CHICAGO -- The Indiana Bond Bank last week sold an innovative bond issue that greatly expands the lending power of the state's common school fund.
Kemper Securities Inc. priced $118 million of Indiana Bond Bank Common School Fund Advancement Purchase Funding bonds insured by AMBAC Indemnity Corp. A.G. Edwards & Sons Inc. was co-senior manager on the offering, which was made last Thursday and is scheduled to close a week from today.
Lloyd Shenfield, a first vice president of public finance of Kemper, said he was not aware of any previous deal in Indiana in which a state agency obtained assets for new loans by selling old loans to a conduit issuer.
The bond bank will use most of the $113 million in proceeds to buy more than 150 individual loans that the common school fund made to elementary and secondary schools. The loans carry various interest rates and maturities fixed at the time the loans were made.
The fund will use the money to make loans to school districts, he said.
Debt service on the bonds will come from the tuition support the state pays school districts, the same revenues the districts use to pay off their loans to the fund.
Shenfield said the tuition support, which is basically the schools' state revenue sharing, accounts for about 60% of the schools' operating revenues and gives the bonds 60 to 70 times debt service coverage.
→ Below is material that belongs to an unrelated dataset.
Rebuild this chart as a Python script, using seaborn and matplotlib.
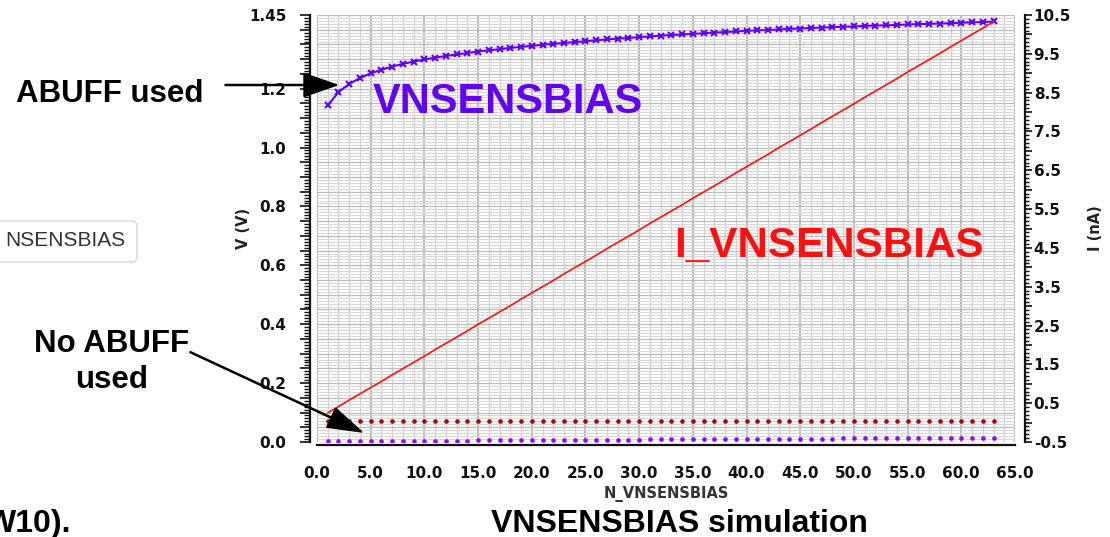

He said the money to pay off the loans will be intercepted from the schools' monthly state tuition support, and then will be held in escrow and paid to the bond trustee every six months to cover debt service.
"The deal was basically a securitization of the cash flow of the loans," he said.
The financing, which was developed by Kemper, had been in the works for at least two years, according to participants. Legislation was passed last year allowing the state to sell the loans to the bond bank.
Ted Esping, a partner at Baker & Daniels, the bond counsel for the transaction, said the deal will allow the state to "make a lot of loans to schools" at a time schools need the money and when interest rates are low.
Shenfield said that without the financing through the bond bank, the common school fund would have been able to loan only $8 million a year to schools over the next seven years beginning in 1994, based on the amount of loans it sold to the bond bank. That is because the fund can loan only money that it takes in, most of which usually comes from loan repayments.
With the deal, the fund will have more than $100 million available to loan to schools for their building and technology-related projects, such as the acquisition of computer equipment.
Mark Moore, the state's special liaison for public finance, said Gov. Evan Bayh supported the financing because it will make lower-cost loans available to schools.
While the schools will continue to pay off their existing debt to the fund at their current interest rates, which range from 3.375% to 9%, new loans from the fund of up to $15 million will carry significantly lower interest rates.
Under legislation passed this year, technology loans can carry interest rates ranging from 1% to 4%, while building loan interest rates will range from 4% to 7.5%. Moore said the Indiana Board of Finance will recommend that new school loans through the fund for technology purposes carry an interest rate of 1%.
The technology loans are available to all 296 school corporations in the state, while the building loans are for schools in the lowest 40% in terms of assessed valuation of property or that need to replace facilities due to disasters, he said.
Shenfield said the deal was insured because the financing was unique and because backing will aid in marketing the issue. The triple-A ratings from Standard & Poor's Corp. and Moody's Investors Service will bring a low interest rate, he said.
The bonds, which carry maturities from 1994 to 2011, were priced with a net interest cost of 5.079% and a true interest cost of 5.008%.
Davis Palmer, first vice president and manager of the general obligation and tax-backed group at AMBAC, said the only risk to a credit enhancer in the deal was if the state ceased its support of schools. "That's not going to happen," he said.
"We looked at the structure of this deal and saw the substantial coverage from the ability to divert state aid to make the loan payment and found it was a very secure deal that we were pleased to offer insurance on," he said.
Shenfield said that 60% of the bonds were sold to intermediate funds and insurance companies, 20% to trust funds, and 20% to retail investors.
Shenfield said the deal could have applications in other states that make loans to schools or municipalities.
"Now that we have one under our belt, we are looking at other states," he said.
Both Moore and Lisa Cottingham, executive director of the bond bank, said they would consider doing another deal of this kind in Indiana.